>> Start
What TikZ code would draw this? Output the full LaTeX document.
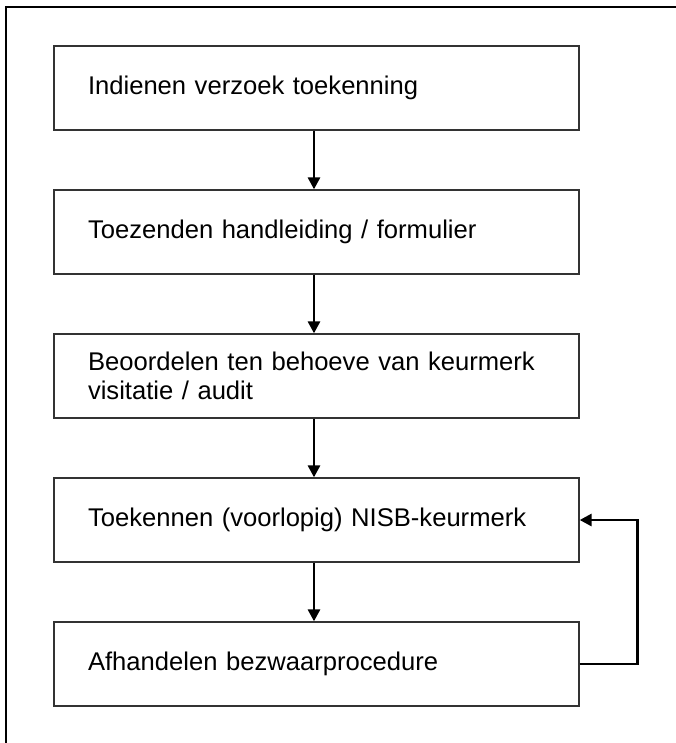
\documentclass[tikz,border=0pt]{standalone}
\usepackage{fontspec}
\setmainfont{Liberation Sans}
\usetikzlibrary{arrows.meta}
\begin{document}
\begin{tikzpicture}[x=1pt,y=-1pt,
  stepbox/.style={draw=black!80,line width=1.3pt,minimum width=525pt,minimum height=84pt,
    text width=457pt,align=left,inner xsep=0pt,inner ysep=0pt,
    font=\fontsize{25.6}{29.5}\selectfont},
  flow/.style={line width=2.8pt,-{Triangle[width=12pt,length=12pt]}}]
\useasboundingbox (0,0) rectangle (676,743);
\draw[line width=2pt] (6,743) -- (6,7) -- (676,7);
\node[stepbox] (b1) at (316.5,88) {Indienen verzoek toekenning};
\node[stepbox] (b2) at (316.5,232) {Toezenden handleiding / formulier};
\node[stepbox] (b3) at (316.5,376) {\raisebox{-6pt}{\parbox{457pt}{Beoordelen ten behoeve van keurmerk\\visitatie / audit}}};
\node[stepbox] (b4) at (316.5,520) {Toekennen (voorlopig) NISB-keurmerk};
\node[stepbox] (b5) at (316.5,664) {Afhandelen bezwaarprocedure};
\draw[flow] ([xshift=-2.5pt]b1.south) -- ([xshift=-2.5pt]b2.north);
\draw[flow] ([xshift=-2.5pt]b2.south) -- ([xshift=-2.5pt]b3.north);
\draw[flow] ([xshift=-2.5pt]b3.south) -- ([xshift=-2.5pt]b4.north);
\draw[flow] ([xshift=-2.5pt]b4.south) -- ([xshift=-2.5pt]b5.north);
\draw[flow,rounded corners=0pt] (b5.east) -- ++(58,0) |- (b4.east);
\end{tikzpicture}
\end{document}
>> End
Copy the material above in full and exactly, skipping pictures.

(Solution for this problem):
What TikZ code would draw this? Output the full LaTeX document.
\documentclass[tikz,border=0pt]{standalone}
\usepackage{fontspec}
\setmainfont{Liberation Sans}
\usetikzlibrary{arrows.meta}
\begin{document}
\begin{tikzpicture}[x=1pt,y=-1pt,
  stepbox/.style={draw=black!80,line width=1.3pt,minimum width=525pt,minimum height=84pt,
    text width=457pt,align=left,inner xsep=0pt,inner ysep=0pt,
    font=\fontsize{25.6}{29.5}\selectfont},
  flow/.style={line width=2.8pt,-{Triangle[width=12pt,length=12pt]}}]
\useasboundingbox (0,0) rectangle (676,743);
\draw[line width=2pt] (6,743) -- (6,7) -- (676,7);
\node[stepbox] (b1) at (316.5,88) {Indienen verzoek toekenning};
\node[stepbox] (b2) at (316.5,232) {Toezenden handleiding / formulier};
\node[stepbox] (b3) at (316.5,376) {\raisebox{-6pt}{\parbox{457pt}{Beoordelen ten behoeve van keurmerk\\visitatie / audit}}};
\node[stepbox] (b4) at (316.5,520) {Toekennen (voorlopig) NISB-keurmerk};
\node[stepbox] (b5) at (316.5,664) {Afhandelen bezwaarprocedure};
\draw[flow] ([xshift=-2.5pt]b1.south) -- ([xshift=-2.5pt]b2.north);
\draw[flow] ([xshift=-2.5pt]b2.south) -- ([xshift=-2.5pt]b3.north);
\draw[flow] ([xshift=-2.5pt]b3.south) -- ([xshift=-2.5pt]b4.north);
\draw[flow] ([xshift=-2.5pt]b4.south) -- ([xshift=-2.5pt]b5.north);
\draw[flow,rounded corners=0pt] (b5.east) -- ++(58,0) |- (b4.east);
\end{tikzpicture}
\end{document}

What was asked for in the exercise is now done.